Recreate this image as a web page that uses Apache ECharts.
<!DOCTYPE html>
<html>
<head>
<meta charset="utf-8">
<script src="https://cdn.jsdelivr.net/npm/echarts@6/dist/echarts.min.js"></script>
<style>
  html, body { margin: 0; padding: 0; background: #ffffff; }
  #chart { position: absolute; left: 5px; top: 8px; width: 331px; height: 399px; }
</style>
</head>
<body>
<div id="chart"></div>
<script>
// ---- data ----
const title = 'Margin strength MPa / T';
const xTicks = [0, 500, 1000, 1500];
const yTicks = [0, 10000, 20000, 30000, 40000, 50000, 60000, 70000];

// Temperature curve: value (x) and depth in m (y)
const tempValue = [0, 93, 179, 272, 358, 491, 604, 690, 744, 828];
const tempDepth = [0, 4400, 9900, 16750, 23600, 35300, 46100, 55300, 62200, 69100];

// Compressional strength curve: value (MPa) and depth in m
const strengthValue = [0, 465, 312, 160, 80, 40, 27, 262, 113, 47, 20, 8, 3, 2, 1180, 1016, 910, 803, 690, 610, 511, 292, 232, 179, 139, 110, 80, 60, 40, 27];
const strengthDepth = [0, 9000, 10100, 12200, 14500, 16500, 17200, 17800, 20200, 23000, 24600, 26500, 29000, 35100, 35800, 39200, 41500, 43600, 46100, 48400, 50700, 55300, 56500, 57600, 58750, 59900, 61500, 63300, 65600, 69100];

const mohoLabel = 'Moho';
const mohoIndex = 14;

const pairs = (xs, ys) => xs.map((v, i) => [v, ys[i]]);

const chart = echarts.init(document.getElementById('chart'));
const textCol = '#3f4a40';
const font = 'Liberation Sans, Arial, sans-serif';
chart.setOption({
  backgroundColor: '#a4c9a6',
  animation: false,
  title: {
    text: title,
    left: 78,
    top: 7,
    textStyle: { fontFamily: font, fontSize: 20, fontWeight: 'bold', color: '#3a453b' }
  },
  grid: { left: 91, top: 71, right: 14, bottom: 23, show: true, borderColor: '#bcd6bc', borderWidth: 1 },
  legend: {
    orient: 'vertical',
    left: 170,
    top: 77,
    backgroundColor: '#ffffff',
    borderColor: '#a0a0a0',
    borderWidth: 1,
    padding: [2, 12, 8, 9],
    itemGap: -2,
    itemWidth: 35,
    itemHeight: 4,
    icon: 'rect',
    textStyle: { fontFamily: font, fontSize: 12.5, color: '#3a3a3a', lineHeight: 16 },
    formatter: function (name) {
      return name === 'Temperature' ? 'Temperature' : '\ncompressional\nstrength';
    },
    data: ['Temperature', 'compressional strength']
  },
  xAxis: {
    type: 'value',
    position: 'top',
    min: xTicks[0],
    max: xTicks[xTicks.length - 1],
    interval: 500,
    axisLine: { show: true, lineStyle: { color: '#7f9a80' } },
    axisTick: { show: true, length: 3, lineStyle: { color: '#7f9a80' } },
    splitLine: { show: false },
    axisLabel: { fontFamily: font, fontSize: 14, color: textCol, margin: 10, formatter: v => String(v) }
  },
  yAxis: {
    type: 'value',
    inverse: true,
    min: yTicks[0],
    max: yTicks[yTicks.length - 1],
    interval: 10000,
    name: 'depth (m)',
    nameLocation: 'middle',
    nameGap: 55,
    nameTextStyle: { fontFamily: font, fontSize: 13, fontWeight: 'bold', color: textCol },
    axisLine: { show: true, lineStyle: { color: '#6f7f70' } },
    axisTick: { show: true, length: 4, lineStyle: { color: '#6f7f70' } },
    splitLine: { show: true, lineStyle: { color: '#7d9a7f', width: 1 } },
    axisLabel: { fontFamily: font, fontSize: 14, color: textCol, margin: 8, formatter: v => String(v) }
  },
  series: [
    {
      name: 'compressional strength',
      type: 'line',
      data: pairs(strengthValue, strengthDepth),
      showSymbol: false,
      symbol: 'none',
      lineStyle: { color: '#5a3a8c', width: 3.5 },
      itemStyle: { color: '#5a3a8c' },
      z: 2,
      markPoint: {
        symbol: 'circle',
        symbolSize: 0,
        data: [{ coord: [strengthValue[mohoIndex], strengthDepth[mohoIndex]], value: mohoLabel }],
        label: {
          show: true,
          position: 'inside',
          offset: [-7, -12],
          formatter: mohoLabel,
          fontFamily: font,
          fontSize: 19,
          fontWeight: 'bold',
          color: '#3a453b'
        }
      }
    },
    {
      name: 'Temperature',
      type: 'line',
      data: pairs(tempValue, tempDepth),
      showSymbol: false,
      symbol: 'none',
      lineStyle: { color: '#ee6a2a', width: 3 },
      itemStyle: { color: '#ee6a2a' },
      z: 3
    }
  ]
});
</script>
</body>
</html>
========
Stated goal: Everything from the first line above through the line that contains "const pairs = (xs, ys)" should be duplicated exactly, please, and nothing beyond it.

Answer below:
Recreate this image as a web page that uses Apache ECharts.
<!DOCTYPE html>
<html>
<head>
<meta charset="utf-8">
<script src="https://cdn.jsdelivr.net/npm/echarts@6/dist/echarts.min.js"></script>
<style>
  html, body { margin: 0; padding: 0; background: #ffffff; }
  #chart { position: absolute; left: 5px; top: 8px; width: 331px; height: 399px; }
</style>
</head>
<body>
<div id="chart"></div>
<script>
// ---- data ----
const title = 'Margin strength MPa / T';
const xTicks = [0, 500, 1000, 1500];
const yTicks = [0, 10000, 20000, 30000, 40000, 50000, 60000, 70000];

// Temperature curve: value (x) and depth in m (y)
const tempValue = [0, 93, 179, 272, 358, 491, 604, 690, 744, 828];
const tempDepth = [0, 4400, 9900, 16750, 23600, 35300, 46100, 55300, 62200, 69100];

// Compressional strength curve: value (MPa) and depth in m
const strengthValue = [0, 465, 312, 160, 80, 40, 27, 262, 113, 47, 20, 8, 3, 2, 1180, 1016, 910, 803, 690, 610, 511, 292, 232, 179, 139, 110, 80, 60, 40, 27];
const strengthDepth = [0, 9000, 10100, 12200, 14500, 16500, 17200, 17800, 20200, 23000, 24600, 26500, 29000, 35100, 35800, 39200, 41500, 43600, 46100, 48400, 50700, 55300, 56500, 57600, 58750, 59900, 61500, 63300, 65600, 69100];

const mohoLabel = 'Moho';
const mohoIndex = 14;

const pairs = (xs, ys) => xs.map((v, i) => [v, ys[i]]);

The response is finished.